- **INSTRUCTION**: Your task is to transcribe all the entries exactly, excluding pictures.

Charts and diagrams as code:
===

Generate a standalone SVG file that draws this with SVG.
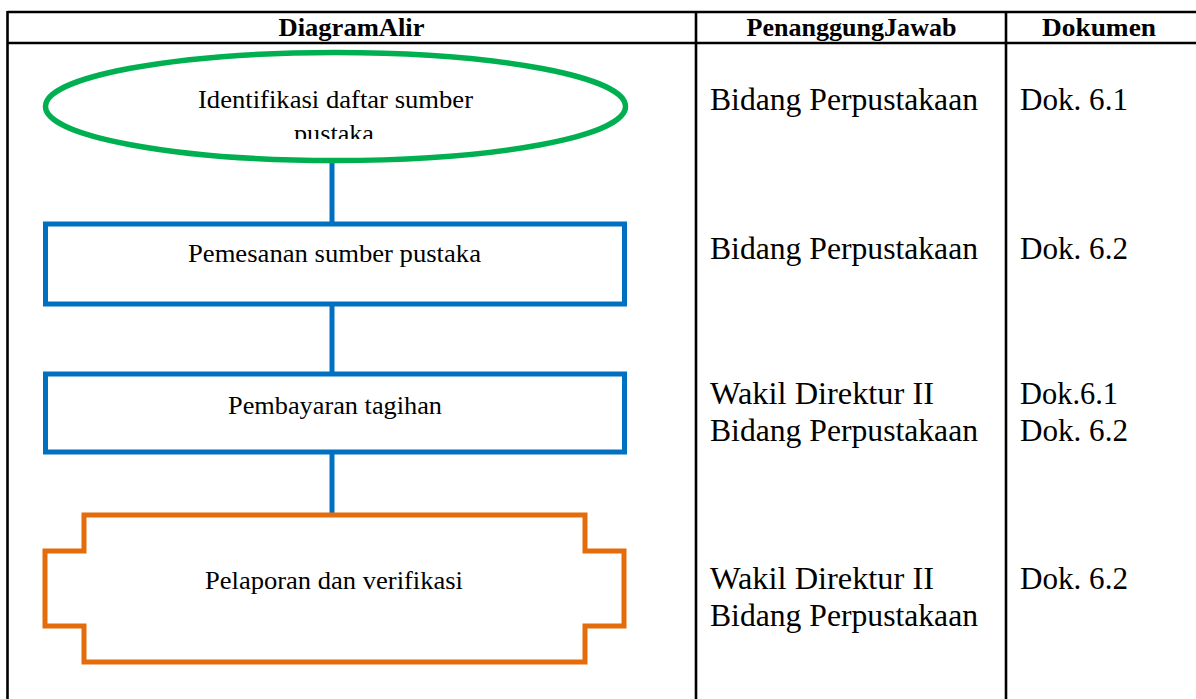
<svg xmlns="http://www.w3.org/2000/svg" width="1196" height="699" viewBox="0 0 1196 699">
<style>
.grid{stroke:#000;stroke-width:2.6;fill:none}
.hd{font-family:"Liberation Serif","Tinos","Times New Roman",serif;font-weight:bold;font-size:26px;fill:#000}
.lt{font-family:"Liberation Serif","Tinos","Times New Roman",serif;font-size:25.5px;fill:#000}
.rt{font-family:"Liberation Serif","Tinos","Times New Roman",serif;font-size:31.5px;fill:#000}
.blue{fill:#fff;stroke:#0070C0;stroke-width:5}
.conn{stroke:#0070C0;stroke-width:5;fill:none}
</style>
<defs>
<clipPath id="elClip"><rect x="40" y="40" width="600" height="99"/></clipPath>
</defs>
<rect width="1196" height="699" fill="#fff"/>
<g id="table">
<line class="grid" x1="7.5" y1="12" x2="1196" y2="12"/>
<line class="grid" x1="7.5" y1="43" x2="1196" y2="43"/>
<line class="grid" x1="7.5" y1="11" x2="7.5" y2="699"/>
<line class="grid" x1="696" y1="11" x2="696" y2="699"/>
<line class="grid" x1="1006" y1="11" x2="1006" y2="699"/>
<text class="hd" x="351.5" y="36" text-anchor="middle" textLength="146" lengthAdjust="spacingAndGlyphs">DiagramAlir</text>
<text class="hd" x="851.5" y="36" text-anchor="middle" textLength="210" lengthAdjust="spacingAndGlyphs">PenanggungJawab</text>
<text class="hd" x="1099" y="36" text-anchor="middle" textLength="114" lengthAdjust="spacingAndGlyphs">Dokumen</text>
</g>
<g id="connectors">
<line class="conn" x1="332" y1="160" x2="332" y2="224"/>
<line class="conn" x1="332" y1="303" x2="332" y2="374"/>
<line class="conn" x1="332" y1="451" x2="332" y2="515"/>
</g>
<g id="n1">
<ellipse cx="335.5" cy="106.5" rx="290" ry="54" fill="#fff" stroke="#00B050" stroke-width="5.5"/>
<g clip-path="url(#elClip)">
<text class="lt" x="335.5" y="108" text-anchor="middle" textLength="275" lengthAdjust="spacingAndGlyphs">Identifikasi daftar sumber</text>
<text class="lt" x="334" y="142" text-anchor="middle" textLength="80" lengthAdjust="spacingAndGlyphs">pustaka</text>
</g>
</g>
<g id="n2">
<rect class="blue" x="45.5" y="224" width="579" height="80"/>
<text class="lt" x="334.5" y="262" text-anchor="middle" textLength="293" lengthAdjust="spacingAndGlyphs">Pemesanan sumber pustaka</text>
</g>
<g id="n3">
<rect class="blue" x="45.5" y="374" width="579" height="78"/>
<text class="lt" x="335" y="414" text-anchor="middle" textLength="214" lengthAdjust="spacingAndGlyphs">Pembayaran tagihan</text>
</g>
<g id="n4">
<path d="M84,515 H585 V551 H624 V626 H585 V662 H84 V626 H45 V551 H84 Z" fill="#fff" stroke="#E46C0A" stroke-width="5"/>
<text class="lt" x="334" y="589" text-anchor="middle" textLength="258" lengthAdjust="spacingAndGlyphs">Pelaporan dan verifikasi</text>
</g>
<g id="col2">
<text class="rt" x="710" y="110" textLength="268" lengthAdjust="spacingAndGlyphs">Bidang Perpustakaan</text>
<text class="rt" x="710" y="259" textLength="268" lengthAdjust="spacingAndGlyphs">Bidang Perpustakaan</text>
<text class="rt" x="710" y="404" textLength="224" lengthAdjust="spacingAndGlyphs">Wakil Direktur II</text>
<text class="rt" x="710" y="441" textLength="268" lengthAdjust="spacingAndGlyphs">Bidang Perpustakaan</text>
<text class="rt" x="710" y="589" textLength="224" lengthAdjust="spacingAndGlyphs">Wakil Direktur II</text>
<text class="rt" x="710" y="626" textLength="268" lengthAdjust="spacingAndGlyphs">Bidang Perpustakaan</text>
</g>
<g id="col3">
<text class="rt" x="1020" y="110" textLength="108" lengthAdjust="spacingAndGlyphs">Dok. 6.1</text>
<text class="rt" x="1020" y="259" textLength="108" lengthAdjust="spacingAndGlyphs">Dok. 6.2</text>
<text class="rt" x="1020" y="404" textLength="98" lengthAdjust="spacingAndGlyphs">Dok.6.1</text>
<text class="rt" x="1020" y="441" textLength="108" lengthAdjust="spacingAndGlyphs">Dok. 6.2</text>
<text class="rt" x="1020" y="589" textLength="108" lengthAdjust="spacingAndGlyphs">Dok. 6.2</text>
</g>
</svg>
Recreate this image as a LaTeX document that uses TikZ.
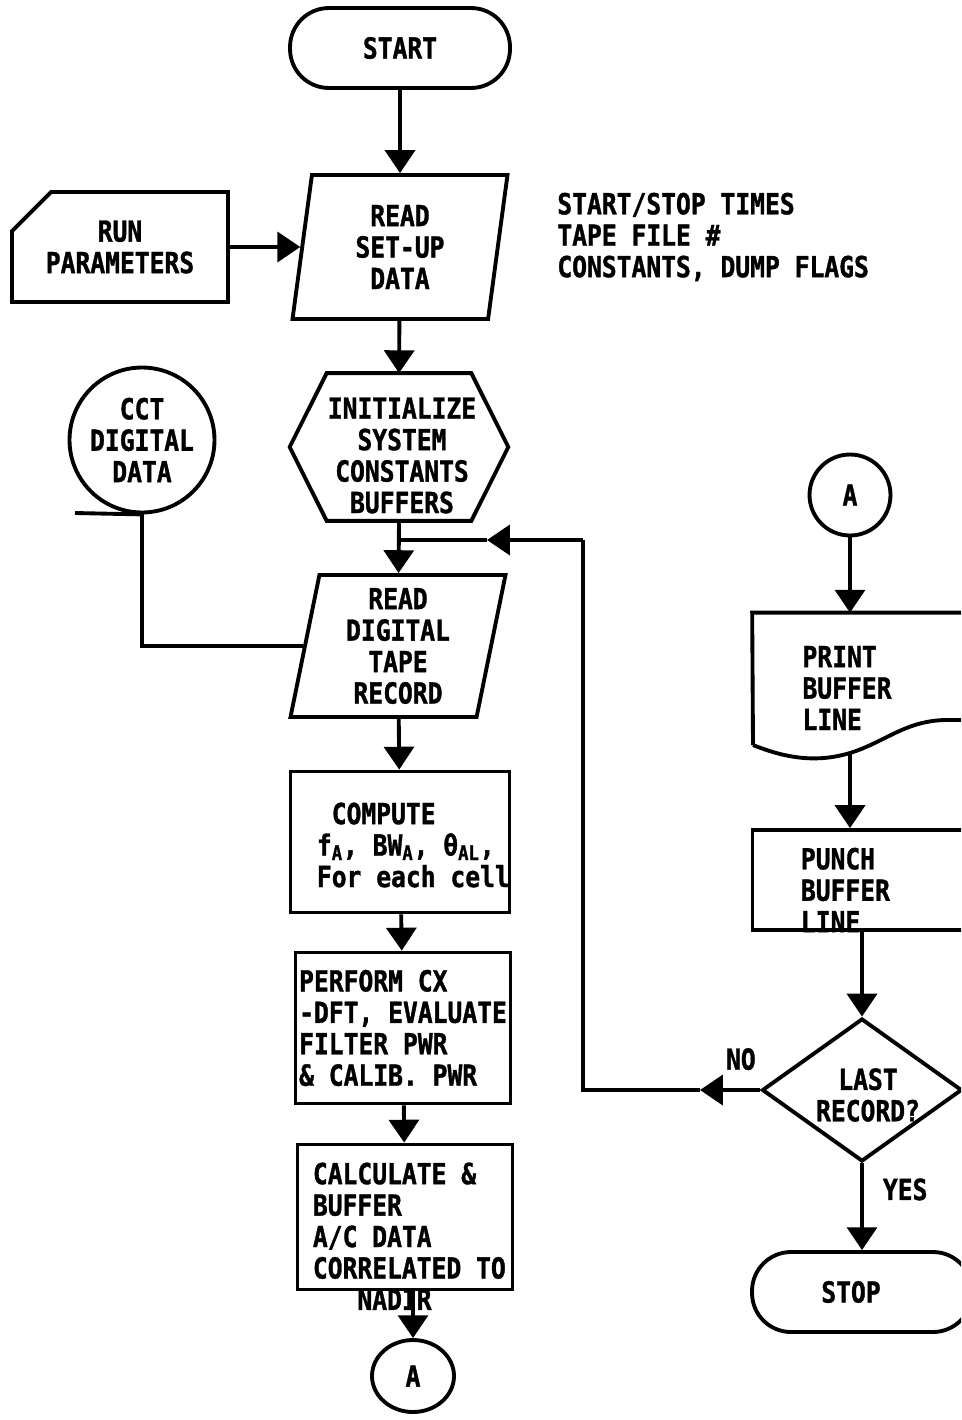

===

- **SOLVED EXERCISE**:
Generate a standalone SVG file that draws this with SVG.
<svg xmlns="http://www.w3.org/2000/svg" width="1196" height="699" viewBox="0 0 1196 699">
<style>
.grid{stroke:#000;stroke-width:2.6;fill:none}
.hd{font-family:"Liberation Serif","Tinos","Times New Roman",serif;font-weight:bold;font-size:26px;fill:#000}
.lt{font-family:"Liberation Serif","Tinos","Times New Roman",serif;font-size:25.5px;fill:#000}
.rt{font-family:"Liberation Serif","Tinos","Times New Roman",serif;font-size:31.5px;fill:#000}
.blue{fill:#fff;stroke:#0070C0;stroke-width:5}
.conn{stroke:#0070C0;stroke-width:5;fill:none}
</style>
<defs>
<clipPath id="elClip"><rect x="40" y="40" width="600" height="99"/></clipPath>
</defs>
<rect width="1196" height="699" fill="#fff"/>
<g id="table">
<line class="grid" x1="7.5" y1="12" x2="1196" y2="12"/>
<line class="grid" x1="7.5" y1="43" x2="1196" y2="43"/>
<line class="grid" x1="7.5" y1="11" x2="7.5" y2="699"/>
<line class="grid" x1="696" y1="11" x2="696" y2="699"/>
<line class="grid" x1="1006" y1="11" x2="1006" y2="699"/>
<text class="hd" x="351.5" y="36" text-anchor="middle" textLength="146" lengthAdjust="spacingAndGlyphs">DiagramAlir</text>
<text class="hd" x="851.5" y="36" text-anchor="middle" textLength="210" lengthAdjust="spacingAndGlyphs">PenanggungJawab</text>
<text class="hd" x="1099" y="36" text-anchor="middle" textLength="114" lengthAdjust="spacingAndGlyphs">Dokumen</text>
</g>
<g id="connectors">
<line class="conn" x1="332" y1="160" x2="332" y2="224"/>
<line class="conn" x1="332" y1="303" x2="332" y2="374"/>
<line class="conn" x1="332" y1="451" x2="332" y2="515"/>
</g>
<g id="n1">
<ellipse cx="335.5" cy="106.5" rx="290" ry="54" fill="#fff" stroke="#00B050" stroke-width="5.5"/>
<g clip-path="url(#elClip)">
<text class="lt" x="335.5" y="108" text-anchor="middle" textLength="275" lengthAdjust="spacingAndGlyphs">Identifikasi daftar sumber</text>
<text class="lt" x="334" y="142" text-anchor="middle" textLength="80" lengthAdjust="spacingAndGlyphs">pustaka</text>
</g>
</g>
<g id="n2">
<rect class="blue" x="45.5" y="224" width="579" height="80"/>
<text class="lt" x="334.5" y="262" text-anchor="middle" textLength="293" lengthAdjust="spacingAndGlyphs">Pemesanan sumber pustaka</text>
</g>
<g id="n3">
<rect class="blue" x="45.5" y="374" width="579" height="78"/>
<text class="lt" x="335" y="414" text-anchor="middle" textLength="214" lengthAdjust="spacingAndGlyphs">Pembayaran tagihan</text>
</g>
<g id="n4">
<path d="M84,515 H585 V551 H624 V626 H585 V662 H84 V626 H45 V551 H84 Z" fill="#fff" stroke="#E46C0A" stroke-width="5"/>
<text class="lt" x="334" y="589" text-anchor="middle" textLength="258" lengthAdjust="spacingAndGlyphs">Pelaporan dan verifikasi</text>
</g>
<g id="col2">
<text class="rt" x="710" y="110" textLength="268" lengthAdjust="spacingAndGlyphs">Bidang Perpustakaan</text>
<text class="rt" x="710" y="259" textLength="268" lengthAdjust="spacingAndGlyphs">Bidang Perpustakaan</text>
<text class="rt" x="710" y="404" textLength="224" lengthAdjust="spacingAndGlyphs">Wakil Direktur II</text>
<text class="rt" x="710" y="441" textLength="268" lengthAdjust="spacingAndGlyphs">Bidang Perpustakaan</text>
<text class="rt" x="710" y="589" textLength="224" lengthAdjust="spacingAndGlyphs">Wakil Direktur II</text>
<text class="rt" x="710" y="626" textLength="268" lengthAdjust="spacingAndGlyphs">Bidang Perpustakaan</text>
</g>
<g id="col3">
<text class="rt" x="1020" y="110" textLength="108" lengthAdjust="spacingAndGlyphs">Dok. 6.1</text>
<text class="rt" x="1020" y="259" textLength="108" lengthAdjust="spacingAndGlyphs">Dok. 6.2</text>
<text class="rt" x="1020" y="404" textLength="98" lengthAdjust="spacingAndGlyphs">Dok.6.1</text>
<text class="rt" x="1020" y="441" textLength="108" lengthAdjust="spacingAndGlyphs">Dok. 6.2</text>
<text class="rt" x="1020" y="589" textLength="108" lengthAdjust="spacingAndGlyphs">Dok. 6.2</text>
</g>
</svg>
Recreate this image as a LaTeX document that uses TikZ.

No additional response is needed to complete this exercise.